What the tax reform proposes
Under the proposed system, gains from crypto trading would be taxed similarly to gains from stocks or investment funds, under a flat 20 percent capital-gains regime.
Currently, crypto profits in Japan are classified as “miscellaneous income,” meaning crypto holders can be taxed from 5 percent to 45 percent — plus a 10 percent inhabitant tax, pushing the top effective rate to 55 percent.

The plan also involves reclassifying cryptocurrencies as financial-asset instruments under existing securities laws, bringing them closer to traditional investment products — a move that could open doors for regulated crypto investment vehicles and greater institutional participation.
Impact on retail investors and crypto market
For many Japanese investors, especially retail traders, high historic tax rates discouraged speculative or long-term crypto investment. The shift to Japan’s new crypto tax is likely to change that:
- Lower tax rates reduce the after-tax cost of gains, making trading and holding more attractive.
- Crypto could begin to attract the same investor base as equities and mutual funds, broadening access beyond early adopters.
- Exchanges, asset managers, and financial institutions may begin to package crypto-based products (ETFs, funds, structured products) under clearer regulatory frameworks.
Analysts suggest the reform could “wake a sleeping giant” — a large population of potential investors who have been waiting for favorable regulation before entering the market.

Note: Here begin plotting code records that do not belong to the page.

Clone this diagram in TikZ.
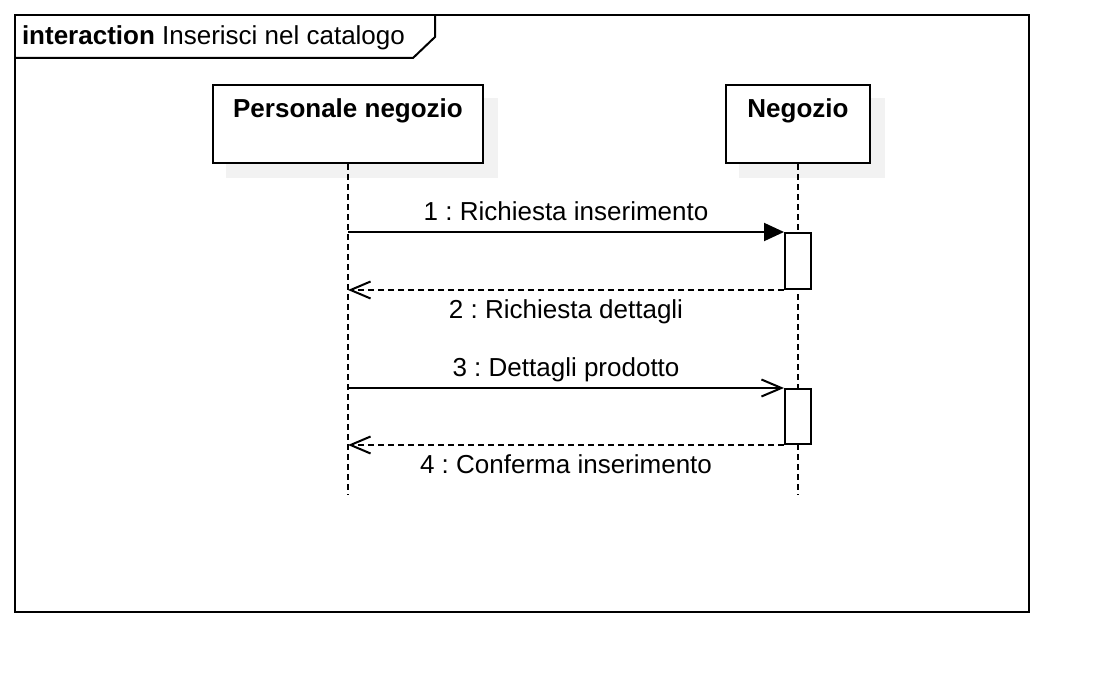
\documentclass[tikz,border=0pt]{standalone}
\usepackage{fontspec}
\setmainfont{Liberation Sans}
\usetikzlibrary{arrows.meta, positioning, backgrounds}
\frenchspacing

\begin{document}
\begin{tikzpicture}[x=1pt, y=-1pt, line width=2pt,
    font=\fontsize{26}{31}\selectfont,
    head/.style={draw, fill=white, minimum width=#1, minimum height=78pt, inner sep=0pt},
    headshadow/.style={fill=black!5, draw=none},
    lifeline/.style={line width=2.2pt, dash pattern=on 6pt off 4pt},
    act/.style={draw, fill=white, minimum width=26pt, inner sep=0pt},
    lbl/.style={inner sep=0pt, anchor=base},
    call/.style={-{Triangle[length=20pt, width=18pt]}},
    msg/.style={-{Straight Barb[length=20pt, width=17pt]}},
    reply/.style={msg, dash pattern=on 6pt off 4pt}]
  %sequenza  Inserisci nel catalogo
  \useasboundingbox (0,0) rectangle (1114,698);

  % cornice
  \draw (15,15) rectangle (1029,612);
  \draw (15,58) -- (413,58) -- (435,37) -- (435,15);
  \node[anchor=base west, inner sep=0pt] (title) at (21,45) {\textbf{interaction} Inserisci nel catalogo};

  % partecipanti
  \node[head=270pt] (pers) at (348,124) {};
  \node[head=144pt] (neg) at (798,124) {};
  \node[lbl] (perslbl) at ([yshift=-34pt]pers.north) {\textbf{Personale negozio}};
  \node[lbl] (neglbl) at ([yshift=-34pt]neg.north) {\textbf{Negozio}};
  \begin{scope}[on background layer]
    \fill[headshadow] ([shift={(14pt,-14pt)}]pers.south west) rectangle ([shift={(14pt,-14pt)}]pers.north east);
    \fill[headshadow] ([shift={(14pt,-14pt)}]neg.south west) rectangle ([shift={(14pt,-14pt)}]neg.north east);
  \end{scope}

  \coordinate (pend) at (348,495);
  \coordinate (nend) at (798,495);
  \draw[lifeline] (pers.south) -- (pend);
  \draw[lifeline] (neg.south) -- (nend);

  % attivazioni
  \node[act, minimum height=56pt] (act1) at (798,261) {};
  \node[act, minimum height=55pt] (act2) at (798,416.5) {};

  % messaggi
  \draw[call] (pers.south |- act1.north) -- (act1.north west)
    node[lbl, midway, yshift=12pt] {1 : Richiesta inserimento};
  \draw[reply] (act1.south west) -- (pers.south |- act1.south)
    node[lbl, midway, yshift=-28pt] {2 : Richiesta dettagli};
  \draw[msg] (pers.south |- act2.north) -- (act2.north west)
    node[lbl, midway, yshift=12pt] {3 : Dettagli prodotto};
  \draw[reply] (act2.south west) -- (pers.south |- act2.south)
    node[lbl, midway, yshift=-28pt] {4 : Conferma inserimento};
\end{tikzpicture}
\end{document}
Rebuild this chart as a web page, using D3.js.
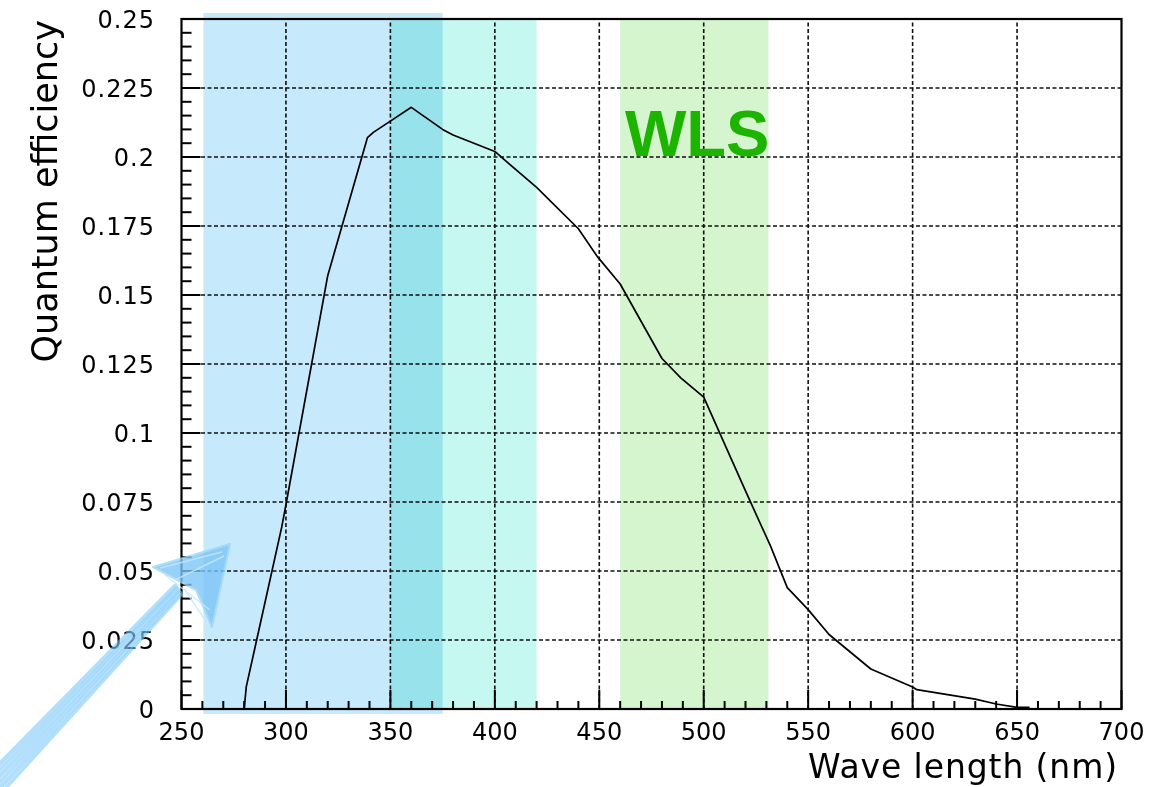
<!DOCTYPE html>
<html>
<head>
<meta charset="utf-8">
<script src="https://cdn.jsdelivr.net/npm/d3@7"></script>
<style>
  html, body { margin: 0; padding: 0; background: #fff; }
  svg { display: block; }
  text { font-family: "DejaVu Sans", sans-serif; fill: #000; }
</style>
</head>
<body>
<svg id="chart" width="1176" height="787"></svg>
<script>
// Photocathode quantum efficiency vs. wavelength
const wavelength = [280, 281, 298, 300, 320, 339, 342, 350, 360, 375, 380, 400, 420, 440, 449, 460,
                    480, 489, 500, 520, 532, 540, 550, 560, 580, 600, 602, 630, 640, 650, 656];
const efficiency = [0, 0.008, 0.066, 0.074, 0.157, 0.207, 0.209, 0.213, 0.218, 0.210, 0.208, 0.202,
                    0.189, 0.174, 0.164, 0.154, 0.127, 0.120, 0.113, 0.079, 0.059, 0.044, 0.036,
                    0.027, 0.0145, 0.008, 0.007, 0.0036, 0.0018, 0.0006, 0.0006];

// Axis ticks
const xMajor = [250, 300, 350, 400, 450, 500, 550, 600, 650, 700];
const yMajor = [0, 0.025, 0.05, 0.075, 0.1, 0.125, 0.15, 0.175, 0.2, 0.225, 0.25];
const yLabels = ["0", "0.025", "0.05", "0.075", "0.1", "0.125", "0.15", "0.175", "0.2", "0.225", "0.25"];

// Highlighted wavelength bands [from, to] (nm)
const bandNames = ["uv", "blue", "wls"];
const bandFrom = [260.5, 350, 460];
const bandTo = [375, 420, 531];
const bandColors = ["#c6e9fb", "#c4f8f0", "#d5f5cf"];

const svg = d3.select("#chart");
const x = d3.scaleLinear().domain([250, 700]).range([181.5, 1121.5]);
const y = d3.scaleLinear().domain([0, 0.25]).range([709, 19]);

// Grid
const grid = svg.append("g").attr("stroke", "#111").attr("stroke-width", 1.6)
  .attr("stroke-dasharray", "4,2.5");
grid.selectAll("line.v").data(xMajor.slice(1, -1)).join("line")
  .attr("x1", d => x(d)).attr("x2", d => x(d)).attr("y1", y(0)).attr("y2", y(0.25));
grid.selectAll("line.h").data(yMajor.slice(1, -1)).join("line")
  .attr("x1", x(250)).attr("x2", x(700)).attr("y1", d => y(d)).attr("y2", d => y(d));

// Minor / major ticks drawn inside the frame
const ticks = svg.append("g").attr("stroke", "#000").attr("stroke-width", 2);
const xMinor = d3.range(250, 701, 10);
ticks.selectAll("line.xt").data(xMinor).join("line")
  .attr("x1", d => x(d)).attr("x2", d => x(d))
  .attr("y1", y(0)).attr("y2", d => y(0) - (d % 50 === 0 ? 19 : 8));
const yMinor = d3.range(0, 51).map(i => i * 0.005);
ticks.selectAll("line.yt").data(yMinor).join("line")
  .attr("y1", d => y(d)).attr("y2", d => y(d))
  .attr("x1", x(250)).attr("x2", (d, i) => x(250) + (i % 5 === 0 ? 19 : 10));

// Frame
svg.append("rect").attr("x", x(250)).attr("y", y(0.25))
  .attr("width", x(700) - x(250)).attr("height", y(0) - y(0.25))
  .attr("fill", "none").attr("stroke", "#000").attr("stroke-width", 2.2);

// Efficiency curve
const line = d3.line().x(d => x(d[0])).y(d => y(d[1]));
svg.append("path").datum(d3.zip(wavelength, efficiency))
  .attr("d", line).attr("fill", "none").attr("stroke", "#000").attr("stroke-width", 1.7)
  .attr("stroke-linejoin", "round");

// Coloured bands laid over the plot
const bands = svg.append("g");
bandNames.forEach((name, i) => {
  const top = name === "uv" ? y(0.25) - 6 : y(0.25) + 1;
  const bottom = name === "uv" ? y(0) + 5 : y(0) - 1;
  bands.append("rect")
    .attr("x", x(bandFrom[i])).attr("width", x(bandTo[i]) - x(bandFrom[i]))
    .attr("y", top).attr("height", bottom - top)
    .attr("fill", bandColors[i]).style("mix-blend-mode", "multiply");
});

// Tick labels
svg.append("g").selectAll("text").data(xMajor).join("text")
  .attr("x", d => x(d)).attr("y", 740).attr("text-anchor", "middle")
  .attr("font-size", 24).text(d => d);
svg.append("g").selectAll("text").data(yMajor).join("text")
  .attr("x", 155).attr("y", d => y(d) + 8.5).attr("text-anchor", "end")
  .attr("font-size", 24).attr("letter-spacing", 1).text((d, i) => yLabels[i]);

// Axis titles
svg.append("text").attr("x", 1118).attr("y", 778).attr("text-anchor", "end")
  .attr("font-size", 33).attr("letter-spacing", 0.9).text("Wave length (nm)");
svg.append("text").attr("transform", "translate(57,20) rotate(-90)")
  .attr("text-anchor", "end").attr("font-size", 35).text("Quantum efficiency");

// WLS label
svg.append("text").attr("x", 625).attr("y", 156)
  .style("font-family", "'Liberation Sans', Arial, sans-serif")
  .attr("font-weight", "bold").attr("font-size", 65).style("fill", "#1db400")
  .text("WLS");

// Hand-drawn arrow pointing at the low-wavelength edge
const arrow = svg.append("g").attr("fill", "none").attr("stroke", "#7fcaf8")
  .attr("stroke-linecap", "round").attr("opacity", 0.8);
const shaftOffsets = [-7, -4, -1, 2, 5, 8];
shaftOffsets.forEach((o, i) => {
  arrow.append("path")
    .attr("d", `M${-4 + o},${782 + o} L${178 + o * 0.4},${590 + o * 0.6}`)
    .attr("stroke-width", i % 2 ? 3.5 : 4.5).attr("opacity", 0.75);
});
svg.append("path")
  .attr("d", "M153,567 L230,544 L212,627 L196,590 Z")
  .attr("fill", "#7cc6f7").attr("opacity", 0.8)
  .attr("stroke", "#9dd6fa").attr("stroke-width", 2).attr("stroke-linejoin", "round");
svg.append("path")
  .attr("d", "M160,568 L222,552 M165,575 L210,610 M175,580 L224,556 M185,590 L205,620")
  .attr("stroke", "#c5e7fd").attr("stroke-width", 1.5).attr("fill", "none").attr("opacity", 0.8);
</script>
</body>
</html>
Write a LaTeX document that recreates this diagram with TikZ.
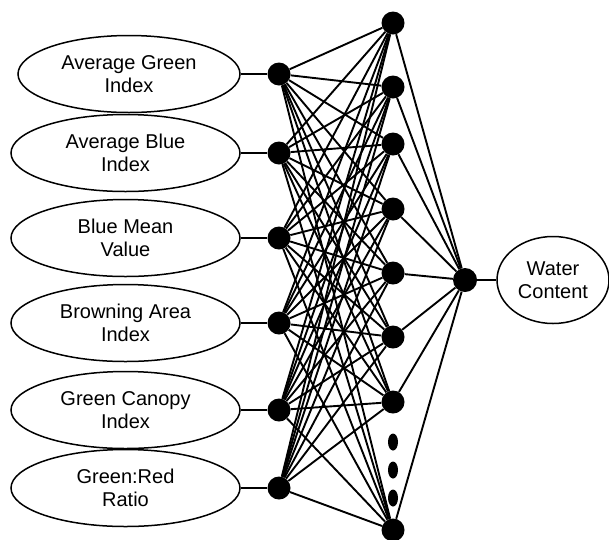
\documentclass[tikz,border=0pt]{standalone}
\usepackage{fontspec}
\setmainfont{Liberation Sans}
\usetikzlibrary{shapes.geometric}
\begin{document}
\begin{tikzpicture}[x=1pt,y=-1pt,
  inbox/.style={ellipse, draw, line width=1.5pt, inner sep=0pt, align=center,
    minimum width=229pt, minimum height=77pt,
    font=\fontsize{20}{23}\selectfont},
  neuron/.style={circle, fill=black, inner sep=0pt, minimum size=23pt},
  gapdot/.style={ellipse, fill=black, inner sep=0pt, minimum width=10pt, minimum height=17pt},
  link/.style={line width=1.9pt}]
\useasboundingbox (0,0) rectangle (609,539);

% input ellipses
\node[inbox, minimum width=222pt] (e1) at (129,74) {Average Green\\Index};
\node[inbox] (e2) at (125.5,153) {Average Blue\\Index};
\node[inbox] (e3) at (125.5,238) {Blue Mean\\Value};
\node[inbox] (e4) at (125.5,323) {Browning Area\\Index};
\node[inbox] (e5) at (125.5,410) {Green Canopy\\Index};
\node[inbox] (e6) at (125.5,488) {Green:Red\\Ratio};

% input neurons
\node[neuron] (i1) at (279,74) {};
\node[neuron] (i2) at (279,153) {};
\node[neuron] (i3) at (279,238) {};
\node[neuron] (i4) at (279,323) {};
\node[neuron] (i5) at (279,410) {};
\node[neuron] (i6) at (279,488) {};

% hidden neurons
\node[neuron] (h1) at (393,23) {};
\node[neuron] (h2) at (393,87) {};
\node[neuron] (h3) at (393,144) {};
\node[neuron] (h4) at (393,209) {};
\node[neuron] (h5) at (393,273) {};
\node[neuron] (h6) at (393,337) {};
\node[neuron] (h7) at (393,402) {};
\node[neuron] (h8) at (393,530) {};

% ellipsis dots
\node[gapdot] (g1) at (393,442) {};
\node[gapdot] (g2) at (393,470) {};
\node[gapdot] (g3) at (393,498) {};

% output
\node[neuron, minimum size=24pt] (o) at (465,280) {};
\node[inbox, minimum width=112pt, minimum height=87pt] (w) at (553,280) {Water\\Content};

% connectors
\foreach \i in {1,...,6} {
  \draw[link] (e\i) -- (i\i);
  \foreach \j in {1,...,8} {
    \draw[link] (i\i) -- (h\j);
  }
}
\foreach \j in {1,...,8} {
  \draw[link] (h\j) -- (o);
}
\draw[link] (o) -- (w);
\end{tikzpicture}
\end{document}
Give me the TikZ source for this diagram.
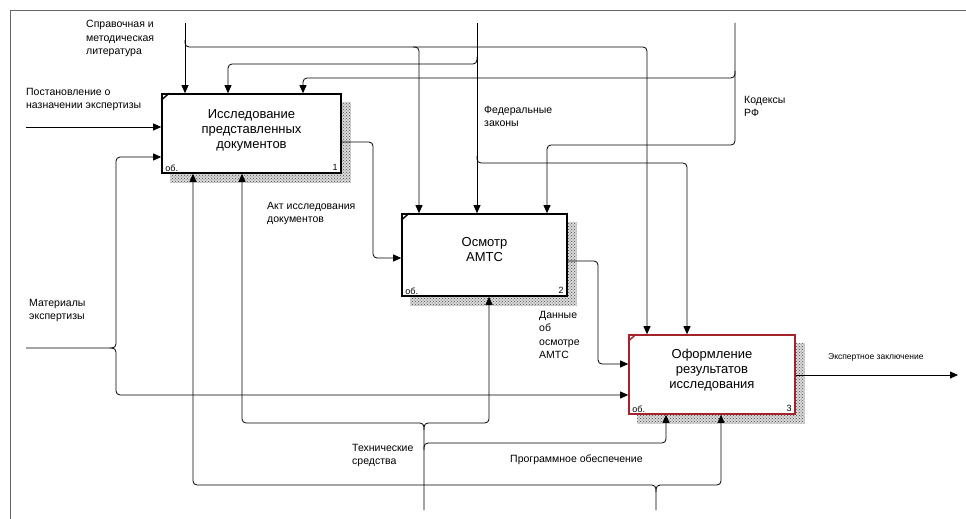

With improved tax treatment and regulatory clarity, Japan may see an inflow of new capital into digital-assets. Combined with global macroeconomic trends and growing institutional interest, the country’s crypto market may expand rapidly in the coming years.
Conclusion
The introduction of Japan’s new crypto tax represents a major policy shift — one that could transform the investment landscape for Japanese retail and institutional investors alike. By aligning crypto gains with traditional financial assets, the change promises to lower barriers, foster wider adoption, and bring crypto trading into the mainstream financial ecosystem.